Case 2: Comparison on the ICEBE-2005 Dataset: We compare the optimal algorithm with the heuristic algorithm on the ICEBE-2005 dataset. The dataset contains 19 service repositories. Corresponding to the first service repository (Out Composition), there are 4 queries. For the remaining service repositories, there are 11 queries. Table 3 shows a comparison between the performances of the optimal and the heuristic algorithms when executed with n as 3. Column 2 of Table 3 shows the number of services in the ICEBE-2005 dataset. Columns 3 and 4 of Table 3 show the average composition time for both the optimal and the heuristic algorithms. It is evident from the table, the heuristic algorithm is significantly faster than the optimal algorithm. Column 5 of Table 3 shows the performance degradation of the heuristic algorithm. Though the heuristic algorithm violates the constraints, however, in most of the cases the optimal algorithm fails to generate a solution, whereas the heuristic algorithm is able to produce a solution. It is evident from our experiments that the heuristic algorithm is more efficient in terms of computation time.

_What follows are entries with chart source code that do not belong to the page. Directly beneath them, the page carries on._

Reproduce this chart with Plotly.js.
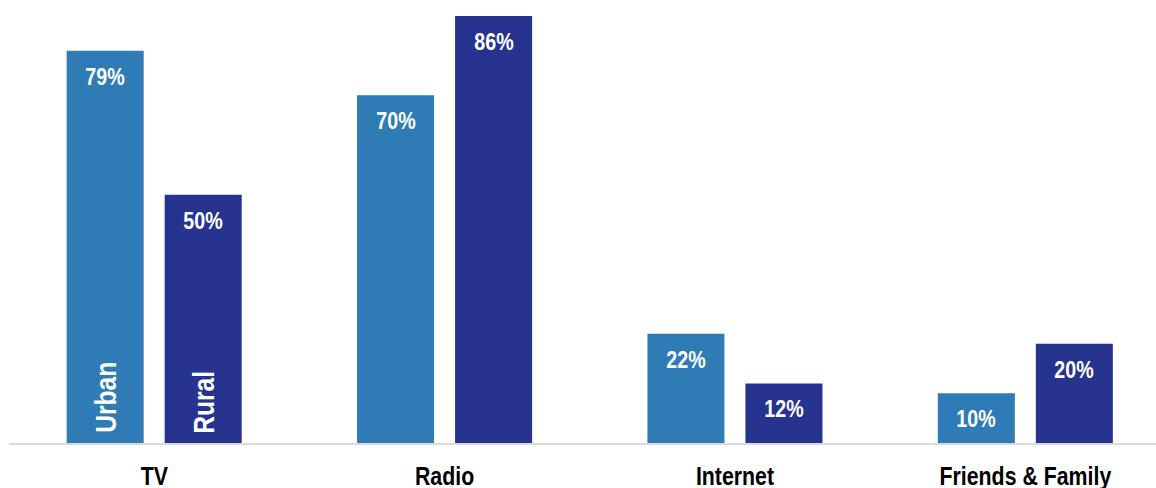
<!DOCTYPE html>
<html>
<head>
<meta charset="utf-8">
<script src="https://cdn.plot.ly/plotly-3.0.1.min.js"></script>
<style>
html,body{margin:0;padding:0;background:#fff;}
#chart{width:1156px;height:488px;}
</style>
</head>
<body>
<div id="chart"></div>
<script>
const categories = ["TV", "Radio", "Internet", "Friends & Family"];
const seriesNames = ["Urban", "Rural"];
const urbanValues = [79, 70, 22, 10];
const ruralValues = [50, 86, 12, 20];

const FONT = '"Liberation Sans Narrow", "Arial Narrow", "Liberation Sans", Arial, sans-serif';
const colors = ["#2E7BB6", "#26338F"];
const BARGAP = 0.325;
const slot = (1 - BARGAP) / 2;
const CONDENSE = 0.82;

const traces = [urbanValues, ruralValues].map((vals, k) => ({
  type: "bar",
  name: seriesNames[k],
  x: categories,
  y: vals,
  marker: {color: colors[k]},
  hoverinfo: "skip"
}));

const annotations = [];
[urbanValues, ruralValues].forEach((vals, k) => {
  const off = (k === 0 ? -1 : 1) * slot / 2;
  vals.forEach((v, i) => {
    annotations.push({
      x: i + off, y: v, xref: "x", yref: "y",
      text: v + "%", showarrow: false,
      yanchor: "top", yshift: -10,
      font: {family: FONT, size: 24, color: "#ffffff", weight: "bold"}
    });
  });
  annotations.push({
    x: off, y: 0, xref: "x", yref: "y",
    text: seriesNames[k], showarrow: false, textangle: -90,
    yanchor: "bottom", yshift: 0,
    font: {family: FONT, size: 30, color: "#ffffff", weight: "bold"}
  });
});

const layout = {
  width: 1156, height: 488,
  margin: {l: 9, r: 0, t: 0, b: 45},
  paper_bgcolor: "#ffffff", plot_bgcolor: "#ffffff",
  barmode: "group", bargap: BARGAP, bargroupgap: 0.214,
  showlegend: false,
  xaxis: {
    type: "category", range: [-0.5, 3.45], automargin: false,
    showline: true, linecolor: "#d9d9d9", linewidth: 2,
    ticks: "outside", ticklen: 9, tickcolor: "rgba(0,0,0,0)",
    tickfont: {family: FONT, size: 26, color: "#000000", weight: "bold"},
    showgrid: false, zeroline: false, fixedrange: true
  },
  yaxis: {
    range: [0, 89.2], showgrid: false, zeroline: false,
    showticklabels: false, showline: false, fixedrange: true
  },
  annotations: annotations
};

function condenseTexts(gd) {
  const nodes = gd.querySelectorAll(".xtick text, .annotation-text");
  nodes.forEach(el => {
    if (el.getAttribute("data-condensed")) return;
    const bb = el.getBBox();
    const cx = bb.x + bb.width / 2;
    const prev = el.getAttribute("transform") || "";
    el.setAttribute("transform",
      prev + " translate(" + cx + ",0) scale(" + CONDENSE + ",1) translate(" + (-cx) + ",0)");
    el.setAttribute("data-condensed", "1");
  });
}

Plotly.newPlot("chart", traces, layout, {displayModeBar: false, staticPlot: true})
  .then(gd => condenseTexts(gd));
</script>
</body>
</html>
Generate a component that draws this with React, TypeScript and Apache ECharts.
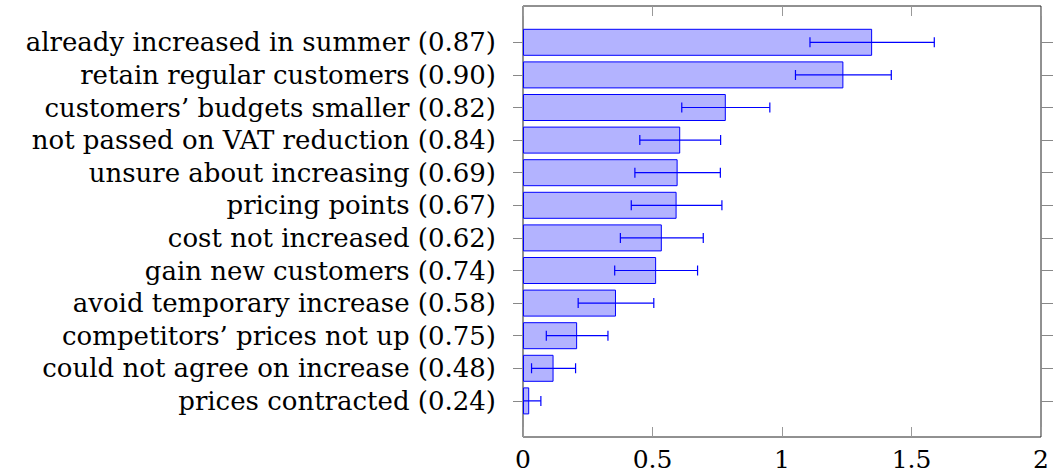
import React, { useEffect, useRef } from "react";
import * as echarts from "echarts";

const categories = [
  "already increased in summer (0.87)",
  "retain regular customers (0.90)",
  "customers’ budgets smaller (0.82)",
  "not passed on VAT reduction (0.84)",
  "unsure about increasing (0.69)",
  "pricing points (0.67)",
  "cost not increased (0.62)",
  "gain new customers (0.74)",
  "avoid temporary increase (0.58)",
  "competitors’ prices not up (0.75)",
  "could not agree on increase (0.48)",
  "prices contracted (0.24)",
];
const means = [1.348, 1.237, 0.783, 0.607, 0.597, 0.593, 0.536, 0.514, 0.359, 0.209, 0.118, 0.024];
const errors = [0.24, 0.185, 0.17, 0.156, 0.165, 0.175, 0.16, 0.16, 0.146, 0.119, 0.085, 0.045];
const xTicks = [0, 0.5, 1, 1.5, 2];

const FONT = "'DejaVu Serif', serif";

export default function App() {
  const ref = useRef<HTMLDivElement>(null);
  useEffect(() => {
    if (!ref.current) return;
    const chart = echarts.init(ref.current, undefined, { renderer: "svg" });
    const errData = means.map((m, i) => [m - errors[i], m + errors[i], i]);
    const L = 523, R = 1053 - 1041, T = 6, B = 474 - 437;
    const innerTop = 26, innerH = 12 * 32.6;
    chart.setOption({
      animation: false,
      grid: [
        { left: L, right: R, top: T, bottom: B, show: true, borderColor: "#222", borderWidth: 1, backgroundColor: "transparent" },
        { left: L, right: R, top: innerTop, height: innerH },
      ],
      xAxis: [
        {
          gridIndex: 0, type: "value", min: xTicks[0], max: xTicks[xTicks.length - 1], interval: 0.5,
          position: "bottom",
          axisLine: { show: false },
          axisTick: { show: true, inside: true, length: 10, lineStyle: { color: "#999" } },
          splitLine: { show: false },
          axisLabel: { fontFamily: FONT, fontSize: 25, color: "#000", margin: 10 },
        },
        {
          gridIndex: 0, type: "value", min: 0, max: 2, interval: 0.5, position: "top",
          axisLine: { show: false },
          axisTick: { show: true, inside: true, length: 10, lineStyle: { color: "#999" } },
          splitLine: { show: false },
          axisLabel: { show: false },
        },
        { gridIndex: 1, type: "value", min: 0, max: 2, show: false },
      ],
      yAxis: [
        { gridIndex: 0, type: "value", show: false, min: 0, max: 1 },
        {
          gridIndex: 1, type: "category", data: categories, inverse: true,
          axisLine: { show: false },
          axisTick: { show: true, alignWithLabel: true, interval: 0, length: 10, lineStyle: { color: "#888" } },
          axisLabel: { fontFamily: FONT, fontSize: 26, color: "#000", margin: 27, interval: 0 },
          splitLine: { show: false },
        },
        {
          gridIndex: 1, type: "category", data: categories, inverse: true, position: "right",
          axisLine: { show: false },
          axisTick: { show: true, alignWithLabel: true, interval: 0, length: 12, lineStyle: { color: "#888" } },
          axisLabel: { show: false },
          splitLine: { show: false },
        },
      ],
      series: [
        {
          type: "bar", xAxisIndex: 2, yAxisIndex: 1, data: means, barWidth: 27,
          itemStyle: { color: "#b3b3ff", borderColor: "#0000ff", borderWidth: 1 },
          z: 2,
        },
        {
          type: "custom", xAxisIndex: 2, yAxisIndex: 1, data: errData, clip: true, z: 3,
          renderItem: (params: any, api: any) => {
            const lo = api.coord([api.value(0), api.value(2)]);
            const hi = api.coord([api.value(1), api.value(2)]);
            const y = lo[1];
            const h = 5;
            const style = { stroke: "#0000ff", lineWidth: 1.2 };
            return {
              type: "group",
              children: [
                { type: "line", shape: { x1: lo[0], y1: y, x2: hi[0], y2: y }, style },
                { type: "line", shape: { x1: lo[0], y1: y - h, x2: lo[0], y2: y + h }, style },
                { type: "line", shape: { x1: hi[0], y1: y - h, x2: hi[0], y2: y + h }, style },
              ],
            };
          },
        },
      ],
    });
    return () => chart.dispose();
  }, []);
  return <div ref={ref} style={{ position: "absolute", left: 0, top: 0, width: 1053, height: 474 }} />;
}
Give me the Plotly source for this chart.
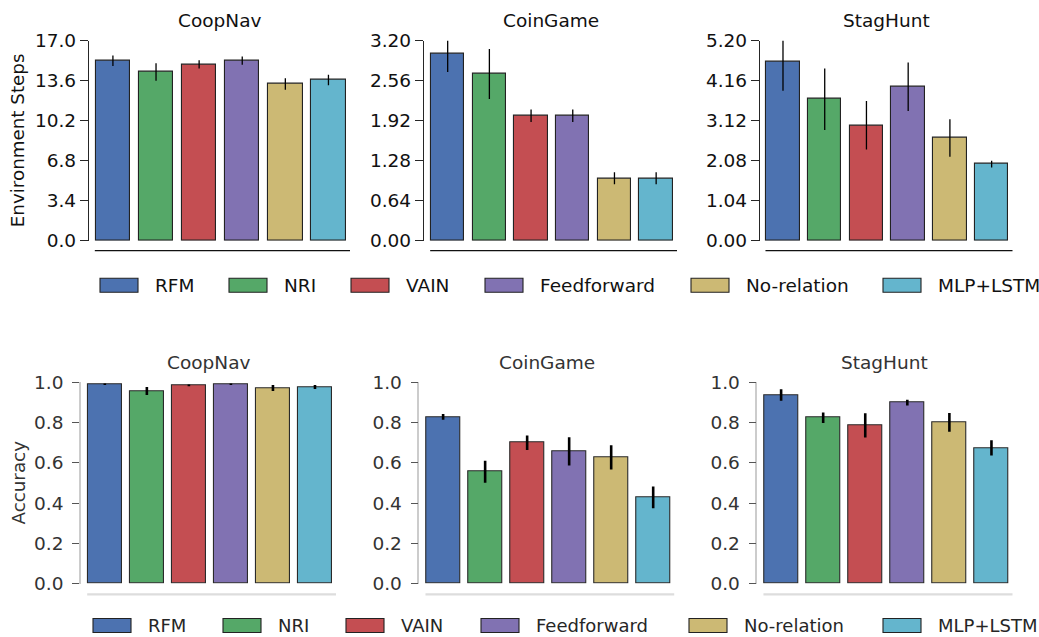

8 Conclusion and Future Directions

This paper presents a dynamic variation aware service composition algorithm from the functional perspectives. As future work, we are currently working on extending our proposal to develop more sophisticated techniques for complex dependency service networks. Also we are looking at the scenario when new services are added in the repository or new outputs are available in the system. We believe that our work will open up a lot of new research directions in the general paradigm of composition for dynamic environments.